Dialect & Voice Workshop
Students experiment with voice in short creative writing.
Rationale: Demonstrates how language signals authenticity and audience awareness.
X. Field Trip Ideas (With Rationale)
Visit to the Schomburg Center for Research in Black Culture
Rationale: Provides archival access to Harlem Renaissance materials and historical grounding.
Virtual Tour of the Studio Museum in Harlem
Rationale: Connects Renaissance-era debates to contemporary Black artistic identity.
Harlem Neighborhood Walking Tour (Virtual or Physical)

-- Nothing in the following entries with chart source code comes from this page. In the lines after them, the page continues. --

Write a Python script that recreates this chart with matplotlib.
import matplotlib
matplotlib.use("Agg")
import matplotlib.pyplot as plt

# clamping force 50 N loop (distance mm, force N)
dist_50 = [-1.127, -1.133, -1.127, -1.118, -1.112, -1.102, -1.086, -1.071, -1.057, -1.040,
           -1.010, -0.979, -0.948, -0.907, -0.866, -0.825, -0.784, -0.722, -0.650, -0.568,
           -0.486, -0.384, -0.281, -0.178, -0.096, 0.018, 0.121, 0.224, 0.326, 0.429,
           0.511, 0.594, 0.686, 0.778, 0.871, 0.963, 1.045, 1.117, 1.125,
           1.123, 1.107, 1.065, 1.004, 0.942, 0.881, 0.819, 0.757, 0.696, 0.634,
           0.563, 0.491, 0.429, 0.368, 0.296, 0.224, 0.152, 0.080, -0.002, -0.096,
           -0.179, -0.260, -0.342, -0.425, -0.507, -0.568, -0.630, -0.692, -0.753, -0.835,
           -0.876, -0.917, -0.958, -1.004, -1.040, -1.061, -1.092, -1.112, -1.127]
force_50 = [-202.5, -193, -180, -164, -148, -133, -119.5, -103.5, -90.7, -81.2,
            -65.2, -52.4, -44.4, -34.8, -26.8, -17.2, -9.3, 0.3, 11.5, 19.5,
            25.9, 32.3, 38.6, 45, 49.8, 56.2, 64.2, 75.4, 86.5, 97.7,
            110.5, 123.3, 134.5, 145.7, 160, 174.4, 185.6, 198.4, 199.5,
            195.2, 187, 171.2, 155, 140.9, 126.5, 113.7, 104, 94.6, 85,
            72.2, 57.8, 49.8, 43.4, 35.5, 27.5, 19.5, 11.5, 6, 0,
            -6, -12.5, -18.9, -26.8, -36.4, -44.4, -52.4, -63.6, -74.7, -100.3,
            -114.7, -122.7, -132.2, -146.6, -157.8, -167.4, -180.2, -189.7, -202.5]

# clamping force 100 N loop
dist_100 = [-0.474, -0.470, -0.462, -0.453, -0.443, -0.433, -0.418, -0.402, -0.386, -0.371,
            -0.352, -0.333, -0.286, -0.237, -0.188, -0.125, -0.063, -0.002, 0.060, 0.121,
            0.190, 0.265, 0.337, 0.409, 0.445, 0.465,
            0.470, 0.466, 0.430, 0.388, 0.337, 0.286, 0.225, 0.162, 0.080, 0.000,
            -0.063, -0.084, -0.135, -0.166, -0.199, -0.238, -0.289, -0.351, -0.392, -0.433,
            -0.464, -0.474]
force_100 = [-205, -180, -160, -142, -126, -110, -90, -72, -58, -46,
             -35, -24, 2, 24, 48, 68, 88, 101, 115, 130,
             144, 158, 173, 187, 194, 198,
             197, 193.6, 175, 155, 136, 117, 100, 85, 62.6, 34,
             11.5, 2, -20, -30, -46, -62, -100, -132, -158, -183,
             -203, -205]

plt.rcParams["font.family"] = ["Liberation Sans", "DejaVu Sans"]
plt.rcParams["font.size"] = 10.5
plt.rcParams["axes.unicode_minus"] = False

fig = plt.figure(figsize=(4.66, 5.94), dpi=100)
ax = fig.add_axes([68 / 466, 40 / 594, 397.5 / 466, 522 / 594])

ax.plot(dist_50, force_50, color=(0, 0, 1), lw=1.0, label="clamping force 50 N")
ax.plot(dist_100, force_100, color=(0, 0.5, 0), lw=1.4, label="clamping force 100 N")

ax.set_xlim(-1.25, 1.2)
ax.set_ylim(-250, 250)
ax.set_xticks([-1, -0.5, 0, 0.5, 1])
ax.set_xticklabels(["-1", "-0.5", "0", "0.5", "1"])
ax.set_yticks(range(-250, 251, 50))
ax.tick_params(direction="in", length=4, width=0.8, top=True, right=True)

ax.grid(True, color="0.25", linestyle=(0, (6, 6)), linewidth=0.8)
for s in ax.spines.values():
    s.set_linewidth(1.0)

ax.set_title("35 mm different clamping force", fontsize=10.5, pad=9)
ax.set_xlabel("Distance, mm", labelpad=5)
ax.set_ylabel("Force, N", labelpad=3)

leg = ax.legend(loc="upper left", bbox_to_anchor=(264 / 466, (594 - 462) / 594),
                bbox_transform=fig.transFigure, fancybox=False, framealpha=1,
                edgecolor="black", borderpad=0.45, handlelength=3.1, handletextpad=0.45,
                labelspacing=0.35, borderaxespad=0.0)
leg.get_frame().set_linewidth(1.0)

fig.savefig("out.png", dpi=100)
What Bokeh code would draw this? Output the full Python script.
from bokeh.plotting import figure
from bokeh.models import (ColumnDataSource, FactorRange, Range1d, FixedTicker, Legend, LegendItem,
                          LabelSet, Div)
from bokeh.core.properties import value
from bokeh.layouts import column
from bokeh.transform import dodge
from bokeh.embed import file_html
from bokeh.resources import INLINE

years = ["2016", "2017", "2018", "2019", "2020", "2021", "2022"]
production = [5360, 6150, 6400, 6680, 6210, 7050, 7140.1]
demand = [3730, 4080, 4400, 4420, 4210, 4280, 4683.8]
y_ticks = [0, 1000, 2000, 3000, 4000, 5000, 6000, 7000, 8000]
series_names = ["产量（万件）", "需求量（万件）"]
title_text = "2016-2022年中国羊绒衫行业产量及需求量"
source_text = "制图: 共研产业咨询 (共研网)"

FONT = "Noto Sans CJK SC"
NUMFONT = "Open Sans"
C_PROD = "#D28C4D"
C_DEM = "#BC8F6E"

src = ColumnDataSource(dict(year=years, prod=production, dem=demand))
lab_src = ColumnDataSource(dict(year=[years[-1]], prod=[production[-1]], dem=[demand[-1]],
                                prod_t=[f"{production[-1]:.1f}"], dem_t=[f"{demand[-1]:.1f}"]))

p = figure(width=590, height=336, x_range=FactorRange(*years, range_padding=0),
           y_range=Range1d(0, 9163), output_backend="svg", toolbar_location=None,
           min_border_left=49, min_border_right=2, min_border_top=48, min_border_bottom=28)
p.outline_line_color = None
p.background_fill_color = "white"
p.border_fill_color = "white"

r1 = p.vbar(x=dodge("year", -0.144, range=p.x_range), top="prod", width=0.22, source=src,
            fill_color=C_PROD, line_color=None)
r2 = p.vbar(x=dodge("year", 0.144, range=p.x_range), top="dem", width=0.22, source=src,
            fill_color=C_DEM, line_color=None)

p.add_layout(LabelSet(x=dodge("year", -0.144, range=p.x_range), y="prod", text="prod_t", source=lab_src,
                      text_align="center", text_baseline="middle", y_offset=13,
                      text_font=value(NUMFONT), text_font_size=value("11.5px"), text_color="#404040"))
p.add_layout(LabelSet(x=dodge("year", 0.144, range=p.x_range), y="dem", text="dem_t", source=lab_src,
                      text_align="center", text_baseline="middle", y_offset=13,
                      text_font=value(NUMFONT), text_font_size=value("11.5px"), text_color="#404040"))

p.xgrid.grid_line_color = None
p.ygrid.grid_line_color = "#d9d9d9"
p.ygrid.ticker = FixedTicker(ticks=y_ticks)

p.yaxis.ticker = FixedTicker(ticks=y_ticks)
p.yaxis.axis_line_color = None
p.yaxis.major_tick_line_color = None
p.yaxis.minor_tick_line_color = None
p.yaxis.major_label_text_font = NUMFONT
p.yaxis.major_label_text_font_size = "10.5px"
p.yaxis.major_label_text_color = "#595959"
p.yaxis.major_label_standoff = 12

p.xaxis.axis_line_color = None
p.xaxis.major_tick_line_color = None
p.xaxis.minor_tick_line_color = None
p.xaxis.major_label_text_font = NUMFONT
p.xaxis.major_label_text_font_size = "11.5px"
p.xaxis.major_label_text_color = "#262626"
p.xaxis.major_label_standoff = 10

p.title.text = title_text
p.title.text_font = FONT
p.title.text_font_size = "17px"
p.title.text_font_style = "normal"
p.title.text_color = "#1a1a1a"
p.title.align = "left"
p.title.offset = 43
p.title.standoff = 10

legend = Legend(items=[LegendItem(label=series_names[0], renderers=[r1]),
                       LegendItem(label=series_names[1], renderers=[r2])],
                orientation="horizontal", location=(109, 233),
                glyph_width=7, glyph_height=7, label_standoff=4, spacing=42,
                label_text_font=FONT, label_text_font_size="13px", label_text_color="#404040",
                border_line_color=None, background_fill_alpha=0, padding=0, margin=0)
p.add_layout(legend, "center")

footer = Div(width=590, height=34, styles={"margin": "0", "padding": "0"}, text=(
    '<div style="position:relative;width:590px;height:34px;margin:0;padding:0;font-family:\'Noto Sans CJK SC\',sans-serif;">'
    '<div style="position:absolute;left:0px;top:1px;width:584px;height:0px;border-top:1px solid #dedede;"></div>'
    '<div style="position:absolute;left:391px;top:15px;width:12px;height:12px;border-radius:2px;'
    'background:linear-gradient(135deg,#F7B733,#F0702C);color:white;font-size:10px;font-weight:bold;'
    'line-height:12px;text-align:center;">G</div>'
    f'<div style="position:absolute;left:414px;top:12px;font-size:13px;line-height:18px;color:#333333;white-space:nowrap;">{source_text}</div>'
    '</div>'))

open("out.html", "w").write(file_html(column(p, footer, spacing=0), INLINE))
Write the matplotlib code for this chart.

Rationale: Grounds literary study in geographical space and migration history.
XI. Assessment Breakdown
Reflection Journal – 15%
Close Reading Analysis – 20%
Comparative Essay – 25%
Final Project – 30%
Participation & Activities – 10%
XII. Overall Thematic Rationale
This unit directly reflects the course theme by demonstrating:
Binary oppositions are socially constructed and politically charged.
Power influences which cultural expressions are legitimized.
Internal dissent is not fragmentation but negotiation.
Progress within Black culture has historically required debate.
The Harlem Renaissance was not simply a celebration of Black artistry — it was a contested space shaped by assimilation pressures, class tensions, gender politics, and white patronage.
By teaching students to analyze these internal “beefs,” the lesson reframes conflict as a generative force in cultural evolution.
Rather than asking whether artists should assimilate or remain authentic, students will ultimately confront a deeper question:
Who decides what authenticity looks like — and who benefits from that definition?